4. EL SACRIFICIO DE PAZ (Levítico 3; 7:11-36)                   

La parte de los sacerdotes
El pecho, ofrecido junto con la grosura, mecido ante Dios, era comido después por Aarón y sus hijos. El pecho nos habla del amor de Cristo que excede a todo conocimiento, según la oración de Efesios 3:19. Como sacerdotes, somos llamados a alimentarnos de este amor de Cristo, y a ser "plenamente capaces de comprender con todos los santos cuál sea la anchura, la longitud, la profundidad y la altura, y de conocer el amor" (Efesios 3:18) de Aquel que podía decir: "Yo amo a mi señor, a mi mujer y a mis hijos" (Éxodo 21:5). Es el amor de Cristo por su Padre, por su esposa (la Iglesia), por cada uno de sus rescatados. Alimentados de este amor, podremos ser llenos de toda la plenitud de Dios. Pero jamás podremos comprenderlo en su plenitud: ¡Excede a todo conocimiento! Es también la grosura quemada sobre el altar.
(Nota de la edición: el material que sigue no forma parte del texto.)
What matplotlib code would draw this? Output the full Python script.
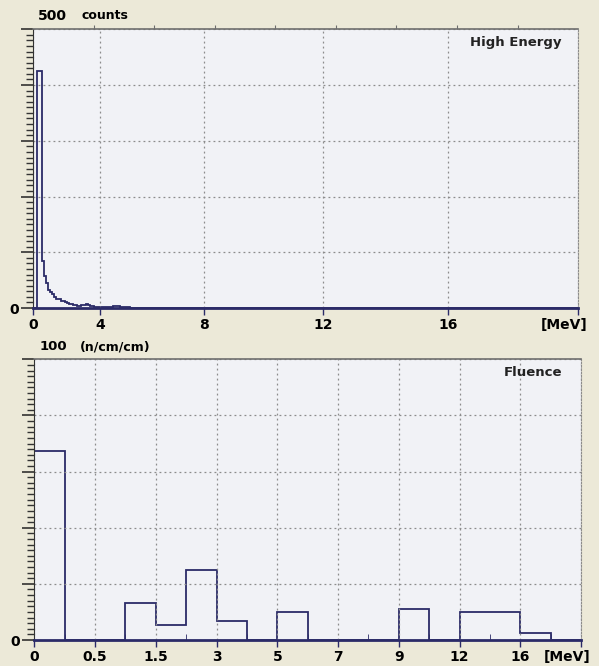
import numpy as np
import matplotlib
matplotlib.use('Agg')
import matplotlib.pyplot as plt
import matplotlib.transforms as mtransforms
from matplotlib.ticker import MultipleLocator, FixedLocator, NullFormatter, FuncFormatter

# high energy spectrum: counts per 0.125 MeV channel, starting at 0 MeV
he_width = 0.125
he_counts = [0, 0, 425, 425, 84, 58, 44, 32, 29, 25, 20, 17, 16, 13, 12, 10,
             9, 8, 7, 6, 5, 4, 4, 5, 6, 7, 6, 4, 3, 2, 1, 2, 2, 1, 1, 1,
             3, 3, 1, 2, 1]
he_knots_e = [0, 4, 8, 12, 16, 20]          # energy calibration of the display
he_knots_p = [0, 0.123, 0.314, 0.532, 0.761, 1.0]
he_ticks = [0, 4, 8, 12, 16]

# fluence per energy group
fl_edges = [0, 0.25, 0.5, 1, 1.5, 2.25, 3, 4, 5, 6, 7, 8, 9, 10.5, 12, 14, 16, 18, 20]
fl_values = [67.3, 0, 0, 13.1, 5.3, 24.8, 6.8, 0, 10.1, 0, 0, 0, 11.1, 0, 9.9, 9.9, 2.4, 0]
fl_ticks = [0, 0.5, 1.5, 3, 5, 7, 9, 12, 16]
fl_tick_labels = ['0', '0.5', '1.5', '3', '5', '7', '9', '12', '16']

bg = '#ECE9D8'
face = '#F1F2F6'
navy = '#2B2B68'
gridc = '#8C8C8C'

plt.rcParams['font.family'] = 'DejaVu Sans'
fig = plt.figure(figsize=(5.99, 6.66), dpi=100, facecolor=bg)

def style(ax, ymax, ystep):
    ax.set_facecolor(face)
    ax.set_ylim(0, ymax)
    ax.yaxis.set_major_locator(MultipleLocator(ystep))
    ax.yaxis.set_minor_locator(MultipleLocator(ystep / 10))
    ax.yaxis.set_major_formatter(FuncFormatter(lambda v, p: '0' if v == 0 else ''))
    ax.yaxis.set_minor_formatter(NullFormatter())
    ax.tick_params(axis='y', which='major', length=9, width=1.1, color='#222222', pad=1)
    ax.tick_params(axis='y', which='minor', left=True, length=5, width=1.0, color='#333333')
    ax.tick_params(axis='x', which='major', length=5, width=1, color=navy, pad=2)
    ax.grid(True, which='major', color=gridc, linestyle=(0, (1.5, 2.5)), linewidth=0.9)
    ax.spines['top'].set_color('#6E6E6E')
    ax.spines['top'].set_linewidth(1.2)
    ax.spines['right'].set_color('#8C8C8C')
    ax.spines['right'].set_linestyle((0, (1.5, 1.5)))
    ax.spines['left'].set_color('#333333')
    ax.spines['bottom'].set_color(navy)
    ax.spines['bottom'].set_linewidth(2)
    labs = ax.get_xticklabels()
    for lab in labs + ax.get_yticklabels():
        lab.set_fontweight('bold')
        lab.set_fontsize(10)
    # unit label sits at the right end, right aligned
    labs[-1].set_horizontalalignment('right')
    labs[-1].set_transform(labs[-1].get_transform() +
                           mtransforms.ScaledTranslation(9 / 100, 0, fig.dpi_scale_trans))

# ---- top panel: high energy counts
ax1 = fig.add_axes([0.0556, 0.5375, 0.9094, 0.4185])
f1 = lambda x: np.interp(x, he_knots_e, he_knots_p)
i1 = lambda p: np.interp(p, he_knots_p, he_knots_e)
ax1.set_xscale('function', functions=(f1, i1))
ax1.set_xlim(0, 20)
he_edges = np.arange(len(he_counts) + 1) * he_width
ax1.stairs(he_counts, he_edges, color=navy, linewidth=1.3)
ax1.plot([he_edges[-1], 20], [0, 0], color=navy, linewidth=2)
ax1.xaxis.set_major_locator(FixedLocator(he_ticks + [20]))
ax1.set_xticklabels([str(t) for t in he_ticks] + ['[MeV]'])
ax1.xaxis.set_minor_locator(FixedLocator([]))
style(ax1, 500, 100)
ax1.text(0.97, 0.975, 'High Energy', transform=ax1.transAxes, ha='right', va='top',
         fontsize=9.5, fontweight='bold', color='#222222')
fig.text(0.064, 0.976, '500', fontsize=10, fontweight='bold', va='center')
fig.text(0.136, 0.976, 'counts', fontsize=9, fontweight='bold', va='center')
# small marks along the top edge
ax1t = ax1.twiny()
ax1t.set_xlim(0, 9)
ax1t.set_xticks(range(1, 9))
ax1t.set_xticklabels([])
ax1t.tick_params(axis='x', length=3, color='#6E6E6E')
for s in ax1t.spines.values():
    s.set_visible(False)

# ---- bottom panel: fluence
ax2 = fig.add_axes([0.0573, 0.039, 0.9127, 0.4215])
pos = np.linspace(0, 1, len(fl_edges))
f2 = lambda x: np.interp(x, fl_edges, pos)
i2 = lambda p: np.interp(p, pos, fl_edges)
ax2.set_xscale('function', functions=(f2, i2))
ax2.set_xlim(0, 20)
ax2.stairs(fl_values, fl_edges, color=navy, linewidth=1.3)
ax2.xaxis.set_major_locator(FixedLocator(fl_ticks + [20]))
ax2.set_xticklabels(fl_tick_labels + ['[MeV]'])
ax2.xaxis.set_minor_locator(FixedLocator(fl_edges[1::2]))
ax2.xaxis.set_minor_formatter(NullFormatter())
ax2.tick_params(axis='x', which='minor', direction='in', length=4, color=navy)
style(ax2, 100, 20)
ax2.text(0.965, 0.975, 'Fluence', transform=ax2.transAxes, ha='right', va='top',
         fontsize=9.5, fontweight='bold', color='#222222')
fig.text(0.066, 0.479, '100', fontsize=9.5, fontweight='bold', va='center')
fig.text(0.133, 0.479, '(n/cm/cm)', fontsize=9, fontweight='bold', va='center')

fig.savefig('out.png', dpi=100, facecolor=bg)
El alimento forma al hombre interior; lo que comemos se transforma en parte de nosotros mismos. Llenos del amor de Cristo, los rescatados son conduci­dos a imitarlo. "Como el Padre me ha amado, así tam­bién yo os he amado; permaneced en mi amor" (Juan 15:9): a esto corresponde alimentarse del pecho del sacrificio de paz. Y el Señor añade: "Que os améis unos a otros, como yo os he amado" (Juan 15:12). Ali­mentados del amor del Señor, arraigado y sobreedificado en él, manteniéndonos firmes en él, podremos amarnos unos a otros.
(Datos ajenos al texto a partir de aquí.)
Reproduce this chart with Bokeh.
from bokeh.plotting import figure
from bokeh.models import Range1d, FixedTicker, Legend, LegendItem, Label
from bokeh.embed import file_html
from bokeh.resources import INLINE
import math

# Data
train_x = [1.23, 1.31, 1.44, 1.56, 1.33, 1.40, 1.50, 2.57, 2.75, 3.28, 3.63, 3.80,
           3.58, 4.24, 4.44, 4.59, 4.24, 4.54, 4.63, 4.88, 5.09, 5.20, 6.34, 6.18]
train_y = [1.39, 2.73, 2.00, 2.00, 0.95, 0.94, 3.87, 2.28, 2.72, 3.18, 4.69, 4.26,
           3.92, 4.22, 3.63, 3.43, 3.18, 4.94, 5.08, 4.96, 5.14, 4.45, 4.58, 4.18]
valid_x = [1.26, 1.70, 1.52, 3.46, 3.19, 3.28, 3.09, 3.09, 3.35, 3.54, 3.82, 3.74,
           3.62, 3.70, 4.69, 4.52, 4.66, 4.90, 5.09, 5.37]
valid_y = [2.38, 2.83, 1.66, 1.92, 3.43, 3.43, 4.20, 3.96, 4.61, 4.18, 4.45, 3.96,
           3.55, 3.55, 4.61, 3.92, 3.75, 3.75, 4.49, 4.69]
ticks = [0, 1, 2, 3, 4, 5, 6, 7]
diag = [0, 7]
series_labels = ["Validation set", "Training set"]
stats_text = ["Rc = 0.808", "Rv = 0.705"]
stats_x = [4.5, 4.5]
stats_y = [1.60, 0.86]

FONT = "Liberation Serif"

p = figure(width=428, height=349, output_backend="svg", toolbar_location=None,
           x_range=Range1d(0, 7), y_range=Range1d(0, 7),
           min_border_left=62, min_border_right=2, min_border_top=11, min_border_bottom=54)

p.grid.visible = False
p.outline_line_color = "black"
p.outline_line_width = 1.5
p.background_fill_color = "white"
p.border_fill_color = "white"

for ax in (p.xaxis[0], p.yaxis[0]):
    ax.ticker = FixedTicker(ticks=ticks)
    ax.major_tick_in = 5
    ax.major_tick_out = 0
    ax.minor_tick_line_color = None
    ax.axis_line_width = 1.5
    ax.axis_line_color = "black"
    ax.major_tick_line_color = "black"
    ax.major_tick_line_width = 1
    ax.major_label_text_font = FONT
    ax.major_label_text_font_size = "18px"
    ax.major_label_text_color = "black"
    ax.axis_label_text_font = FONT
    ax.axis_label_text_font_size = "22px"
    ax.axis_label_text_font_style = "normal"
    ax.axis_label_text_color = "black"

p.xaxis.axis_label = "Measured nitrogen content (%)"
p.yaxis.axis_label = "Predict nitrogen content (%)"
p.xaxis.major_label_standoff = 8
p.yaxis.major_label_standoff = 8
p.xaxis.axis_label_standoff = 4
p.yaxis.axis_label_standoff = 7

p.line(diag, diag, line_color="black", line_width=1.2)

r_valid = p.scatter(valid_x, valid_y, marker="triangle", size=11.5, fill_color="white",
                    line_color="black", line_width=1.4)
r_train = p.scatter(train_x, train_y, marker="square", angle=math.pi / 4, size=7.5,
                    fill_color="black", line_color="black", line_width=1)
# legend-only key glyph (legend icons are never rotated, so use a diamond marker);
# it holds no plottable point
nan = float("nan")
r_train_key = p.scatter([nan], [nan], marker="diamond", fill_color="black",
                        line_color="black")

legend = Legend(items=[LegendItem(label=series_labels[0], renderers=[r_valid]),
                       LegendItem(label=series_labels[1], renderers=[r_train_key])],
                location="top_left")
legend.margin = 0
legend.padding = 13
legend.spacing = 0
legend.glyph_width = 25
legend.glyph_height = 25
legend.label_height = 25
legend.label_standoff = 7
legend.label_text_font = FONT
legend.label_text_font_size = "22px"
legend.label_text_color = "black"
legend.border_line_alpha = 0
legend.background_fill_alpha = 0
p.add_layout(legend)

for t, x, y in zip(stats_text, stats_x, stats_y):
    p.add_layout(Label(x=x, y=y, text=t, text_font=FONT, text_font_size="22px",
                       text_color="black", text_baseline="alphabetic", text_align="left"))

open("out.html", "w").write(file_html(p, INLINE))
Los sacerdotes también comían de la ofrenda vegetal que acompañaba al sacrificio (Levítico 7:12). Esta nos habla del andar de Cristo. Alimentarse de ella es, como lo hemos visto, penetrar profunda y personal­mente en el andar de Cristo aquí abajo. Llenos así de él, seremos formados interiormente para "andar como él anduvo" (1 Juan 2:6). Amar como él nos amó, andar como él anduvo, tal es la parte de los "sacerdotes": cre­yentes que no sólo se gozan de ser salvos, de tener paz con Dios, de experimentar Sus cuidados y bendiciones, sino que toman a pecho lo que conviene a Dios, lo que El desea, lo que él pide:
¿De qué incienso la fragancia Pura, a Ti subiera en loor? El nardo de nuestra alabanza, ¡Oh Jesús! ¿No es tu mismo amor?
La espaldilla elevada también era la parte del sacerdote. Esta espaldilla nos hace pensar ante todo en la fuerza y en el poder (compárese con Éxodo 28:12; Lucas 15:5). Es la oración de Efesios 1:18-20: "para que sepáis... cuál es la supereminente grandeza de su poder para con nosotros los que creemos, según la ope­ración del poder de su fuerza, la cual operó en Cristo, resucitándole de los muertos". ¡Qué poder debe Dios desplegar para arrancar un alma a Satanás y al mundo, y hacer de ella su hijo! El mismo poder operó en Cristo a fin de resucitarlo de entre los muertos. Pronunciar una simple fórmula no da la vida, pero comer su carne y beber su sangre (Juan 6:54), es decir, creer con todo nuestro ser a un Cristo muerto, implica la operación de todo el poder de Dios, para la apropiación personal por la fe de las virtudes de ese sacrificio.
Pero si consideramos la espaldilla elevada, en rela­ción con 1 Samuel 9:24, desde el punto de vista de Cristo mismo, reconoceremos su parte personal, la por­ción elevada que corresponde a Aquel que tiene toda la preeminencia. Él dio su sangre y ofreció el sacrificio perfecto (Levítico 7:33). Obediente hasta la muerte, recibió un nombre que es sobre todo nombre; está sen­tado a la diestra de la Majestad en las alturas; el princi­pado estará sobre su hombro; y toda rodilla se doblará ante Él.